The Andante second movement is a graceful siciliano in 6/8 time. Its home key is F major yet the harmonies continually lean toward minor realms. The timpani and trumpets bring a tinge of somberness to the otherwise light mood with their interjections of pulsing notes. A strikingly sparse section features delicate scales rising in the basses and violins before the opening theme returns. 

The Minuet is a courtly dance with a trio section that features oboe and bassoon interacting in a playful counterpoint. The instrumentation is characteristically witty: Mozart has the oboe play the melody an octave above the strings followed by the bassoon an octave below the strings. The effect is both charmingly rustic and elegant. 

The finale begins softly, but with vigor, and soon bursts forth with uncontainable energy and an abundance of joyful themes. In a darker passage, a quick three-note motif travels through the strings against sustained and chromatic woodwind harmonies. The development section takes a descending arpeggio fragment from earlier and tosses it around the orchestra in a brilliant display of color. A standard recapitulation of the opening material rounds out the movement. 

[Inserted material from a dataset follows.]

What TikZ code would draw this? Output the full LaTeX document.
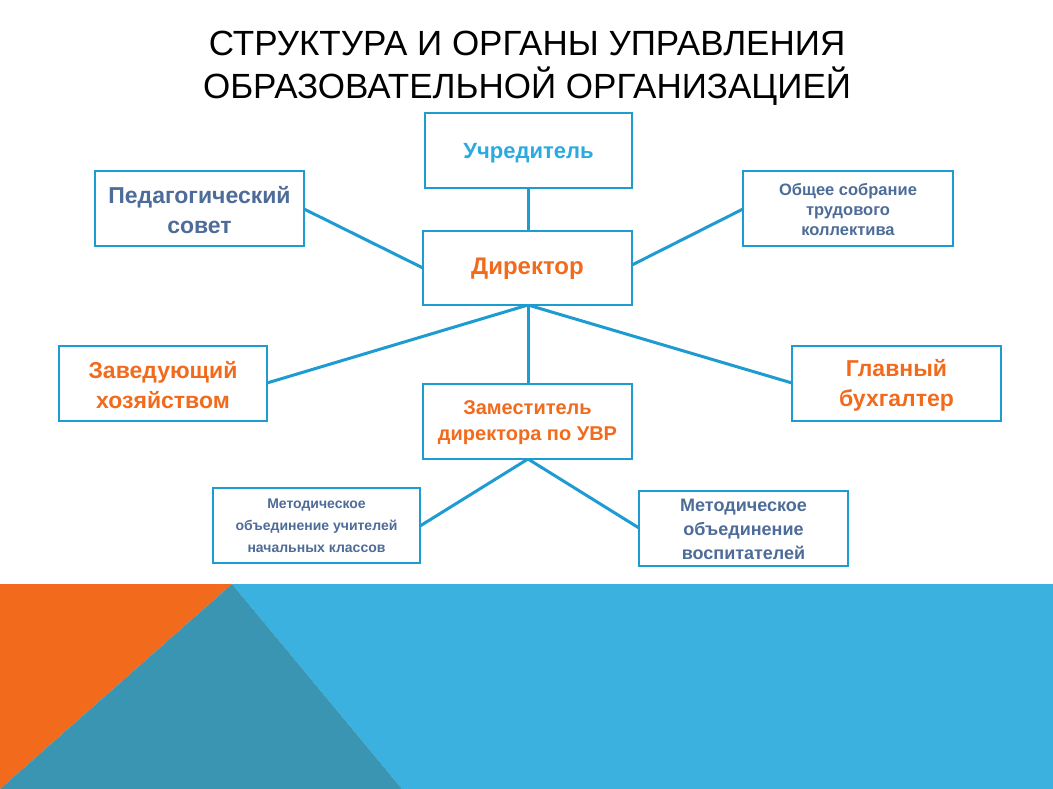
\documentclass[tikz,border=0pt]{standalone}
\usepackage{fontspec}
\setmainfont{Liberation Sans}
\begin{document}
\begin{tikzpicture}[x=1pt,y=-1pt,
  bx/.style={draw=lineb,line width=2.5pt,fill=white},
  ln/.style={draw=lineb,line width=3pt},
  tx/.style={align=center,font=\bfseries,inner sep=0pt}]
\definecolor{lineb}{HTML}{1E9BD0}
\definecolor{orng}{HTML}{F26B1D}
\definecolor{slate}{HTML}{4E6C98}
\definecolor{lblue}{HTML}{2AAAE0}
\definecolor{bgblue}{HTML}{3AB1DE}
\definecolor{teal}{HTML}{3A95B3}
\useasboundingbox (0,0) rectangle (1053,789);
\fill[bgblue] (232,584) -- (1053,584) -- (1053,789) -- (402,789) -- cycle;
\fill[orng] (0,584) -- (232,584) -- (0,789) -- cycle;
\fill[teal] (232,584) -- (402,789) -- (0,789) -- cycle;
\node[font=\fontsize{35}{43}\selectfont,align=center] (title) at (527,68) {СТРУКТУРА И ОРГАНЫ УПРАВЛЕНИЯ\\ОБРАЗОВАТЕЛЬНОЙ ОРГАНИЗАЦИЕЙ};
% connectors
\coordinate (dB) at (528,305);
\draw[ln] (528,188) -- (528,231);
\draw[ln] (304,209) -- (423,268);
\draw[ln] (743,209) -- (632,265);
\draw[ln] (dB) -- (267,383);
\draw[ln] (dB) -- (792,383);
\draw[ln] (dB) -- (528,384);
\draw[ln] (528,459) -- (420,526);
\draw[ln] (528,459) -- (639,528);
% boxes
\draw[bx] (425,113) rectangle (632,188);
\node[tx,text=lblue,font=\bfseries\fontsize{22}{26}\selectfont] (u) at (528.5,153) {Учредитель};
\draw[bx] (95,171) rectangle (304,246);
\node[tx,text=slate,font=\bfseries\fontsize{23}{30}\selectfont] (p) at (199.5,210) {Педагогический\\совет};
\draw[bx] (743,171) rectangle (953,246);
\node[tx,text=slate,font=\bfseries\fontsize{16.5}{20}\selectfont] (o) at (848,210) {Общее собрание\\трудового\\коллектива};
\draw[bx] (423,231) rectangle (632,305);
\node[tx,text=orng,font=\bfseries\fontsize{24}{28}\selectfont] (d) at (527.5,269) {Директор};
\draw[bx] (59,346) rectangle (267,421);
\node[tx,text=orng,font=\bfseries\fontsize{23}{30}\selectfont] (z) at (163,385) {Заведующий\\хозяйством};
\draw[bx] (792,346) rectangle (1001,421);
\node[tx,text=orng,font=\bfseries\fontsize{23}{30}\selectfont] (g) at (896.5,385) {Главный\\бухгалтер};
\draw[bx] (423,384) rectangle (632,459);
\node[tx,text=orng,font=\bfseries\fontsize{20}{26}\selectfont] (zm) at (527.5,423) {Заместитель\\директора по УВР};
\draw[bx] (213,488) rectangle (420,563);
\node[tx,text=slate,font=\bfseries\fontsize{14}{22}\selectfont] (m1) at (316.5,526) {Методическое\\объединение учителей\\начальных классов};
\draw[bx] (639,491) rectangle (848,566);
\node[tx,text=slate,font=\bfseries\fontsize{18}{24}\selectfont] (m2) at (743.5,529) {Методическое\\объединение\\воспитателей};
\end{tikzpicture}
\end{document}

Mozart was 27 years old when he completed the Linz Symphony. He wrote four more symphonies before falling ill and dying at the early age of 35. As was the custom at the time, he was buried in an unmarked grave with few mourners at his funeral. During his lifetime, Mozart did not concern himself with the idea of a legacy nor the notion that his work would obtain immortality. Yet his music did just that, and centuries later he is celebrated as the greatest composer of all time.